A journalist stands in the ‘Step into the Void’ installation at the Aiguille du Midi mountain peak above Chamonix, in the French Alps. The Chamonix Skywalk is a five-sided glass structure installed on the top terrace of the Aiguille du Midi (3,842m), with a 1,000 metre drop below. Visitors can step out from the terrace, giving them the impression of standing in the void.
6. Don’t lose your head.
Philadelphia Phillies Ben Francisco reacts after being hit in the head with a pitch by Cincinnati Reds Logan Ondrusek during a game in the MLB National League Division Series baseball playoffs in Philadelphia, Pennsylvania.
7. Scariest gym in the world.
Actors pose with gym equipment on what the Guinness World Records bills as the world’s largest 3D painting, at Canary Wharf in London. British artist Joe Hill’s creation measures in excess of 1120 square metres (12,000 square feet), breaking records for the longest and largest surface area 3D painting, according to Guinness.
8. A football for a head?
Timed to perfection, this one. A man controls a ball during his soccer practice in a public park on a foggy morning in Agartala, Tripura.
9. How many cars?
Japanese discipline at its finest. Nissan Motor Co vehicles are parked at the company’s factory in Yokosuka, south of Tokyo. Can you count how many of them are parked here?
10. Catching a break.
German street artist Johan Lorbeer performing “Tarzan. Standing Leg Still Life Performance” at Bilbao, Spain. Lorbeer draws crowds fascinated by his gravity defying suspension in mid-air while resting his hand against a wall.

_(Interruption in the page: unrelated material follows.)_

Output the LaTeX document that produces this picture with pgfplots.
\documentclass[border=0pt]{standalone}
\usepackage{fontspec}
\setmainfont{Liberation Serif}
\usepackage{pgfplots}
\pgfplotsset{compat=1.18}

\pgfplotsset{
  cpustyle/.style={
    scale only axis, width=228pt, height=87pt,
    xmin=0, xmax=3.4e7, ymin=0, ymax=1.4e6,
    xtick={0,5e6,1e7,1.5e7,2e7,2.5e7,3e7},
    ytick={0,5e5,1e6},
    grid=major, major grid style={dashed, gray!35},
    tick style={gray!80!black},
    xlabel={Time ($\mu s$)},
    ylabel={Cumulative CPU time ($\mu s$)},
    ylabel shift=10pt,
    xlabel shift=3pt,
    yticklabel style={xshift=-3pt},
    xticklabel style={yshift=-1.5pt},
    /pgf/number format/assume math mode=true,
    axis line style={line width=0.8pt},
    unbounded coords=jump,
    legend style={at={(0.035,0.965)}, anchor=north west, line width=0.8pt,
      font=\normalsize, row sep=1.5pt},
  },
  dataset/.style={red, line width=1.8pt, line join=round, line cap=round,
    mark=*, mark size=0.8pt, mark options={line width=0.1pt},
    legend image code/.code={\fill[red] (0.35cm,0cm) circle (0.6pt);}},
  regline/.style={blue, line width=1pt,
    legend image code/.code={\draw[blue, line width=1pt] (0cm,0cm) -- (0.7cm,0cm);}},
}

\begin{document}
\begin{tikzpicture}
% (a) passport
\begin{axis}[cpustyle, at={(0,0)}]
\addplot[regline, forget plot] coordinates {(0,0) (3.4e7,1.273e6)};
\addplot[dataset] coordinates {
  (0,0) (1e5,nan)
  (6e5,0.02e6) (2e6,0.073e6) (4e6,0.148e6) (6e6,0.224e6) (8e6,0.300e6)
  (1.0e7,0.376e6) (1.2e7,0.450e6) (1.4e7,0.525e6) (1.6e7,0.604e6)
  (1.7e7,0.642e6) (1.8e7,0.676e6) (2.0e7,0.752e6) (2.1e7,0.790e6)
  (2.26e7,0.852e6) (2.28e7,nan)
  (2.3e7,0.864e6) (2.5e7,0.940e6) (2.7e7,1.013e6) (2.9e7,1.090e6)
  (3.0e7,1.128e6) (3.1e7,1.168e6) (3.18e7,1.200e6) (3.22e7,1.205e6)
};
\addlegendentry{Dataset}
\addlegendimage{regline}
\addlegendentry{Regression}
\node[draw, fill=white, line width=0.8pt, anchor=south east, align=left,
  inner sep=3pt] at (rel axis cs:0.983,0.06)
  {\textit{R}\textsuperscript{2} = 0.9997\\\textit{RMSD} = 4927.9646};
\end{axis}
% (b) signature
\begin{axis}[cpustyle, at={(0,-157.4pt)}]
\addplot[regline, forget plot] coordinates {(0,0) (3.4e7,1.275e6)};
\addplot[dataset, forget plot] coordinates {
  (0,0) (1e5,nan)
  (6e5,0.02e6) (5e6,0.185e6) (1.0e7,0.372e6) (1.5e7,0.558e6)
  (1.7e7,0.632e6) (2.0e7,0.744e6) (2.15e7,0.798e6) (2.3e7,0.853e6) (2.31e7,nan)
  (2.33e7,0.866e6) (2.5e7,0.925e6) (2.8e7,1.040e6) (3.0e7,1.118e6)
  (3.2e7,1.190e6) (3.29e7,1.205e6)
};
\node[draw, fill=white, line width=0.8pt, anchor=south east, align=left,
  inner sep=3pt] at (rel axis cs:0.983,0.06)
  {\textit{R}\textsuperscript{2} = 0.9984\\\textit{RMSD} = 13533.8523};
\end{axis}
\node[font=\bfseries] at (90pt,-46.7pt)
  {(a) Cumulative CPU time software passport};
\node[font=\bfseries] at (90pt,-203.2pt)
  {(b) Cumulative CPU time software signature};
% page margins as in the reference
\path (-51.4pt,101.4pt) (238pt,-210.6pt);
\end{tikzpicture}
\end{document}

11. Who let the kids into the field?
France’s Mathieu Valbuena (R) is challenged by Belgium’s Marouane Fellaini (L) and Vincent Kompany (C) during their international friendly soccer match at the King Baudouin stadium in Brussels. Valbuena is all of 5 feet 4 inches tall while both Fellaini and Kompany are a foot taller. Still the exaggerated perspective makes the former look like a child.
12. Is it a bird? Is it a plane?
No, it’s Superman. Actually, it’s a radio-controlled Superman plane, flown by designer Otto Dieffenbach, in San Diego, California, on June 27, 2013. Otto and business partner Ed Hanley are a small start-up company that create flying radio-controlled planes, designed in the form of people, characters and objects, for commercial and promotional uses.
13. Started resembling your pet?
A woman sits with a Great Dane during the first day of the Crufts dog show in Birmingham, central England. Just the right amount of depth of field and a tight telephoto makes the woman look like she has the head of a dog.
14. All about timing.
Shoppers are seen at a shopping centre in Singapore’s Orchard Road district. Shopping is a national obsession in Singapore, with the city’s usually insatiable shoppers willing to part with their cash.
15. Where’s the rest of you?
Jonathan Aubrey, 25, a visitor from Britain, stands in between “Mirrors of Invisibility” as part of a series of mirrors demonstrating various types of reflection at the Hong Kong Science Museum.
16. Needle in the sky.
Snow is piled up near the landmark Fernsehturm television tower on a sunny winter day in Berlin. At least 139 people died across Eastern Europe and Germany since the cold snap began, interrupting what had been an unusually mild European winter. Hyperfocal focusing keeps the closer snow and the distant tower sharp.
The rear end (L) and head and shoulders of Eurasier dogs Tinu and Uno (R) are seen from behind a tree as their handler (not pictured) holds onto their leads during the launch of the Crufts dog show in Green Park, central London.
18. Balloon head.
A security guard jokingly inspects the back of a self-portrait entitled “Mask II” by Australian sculptor Ron Mueck at the Royal Scottish Academy in Edinburgh, Scotland.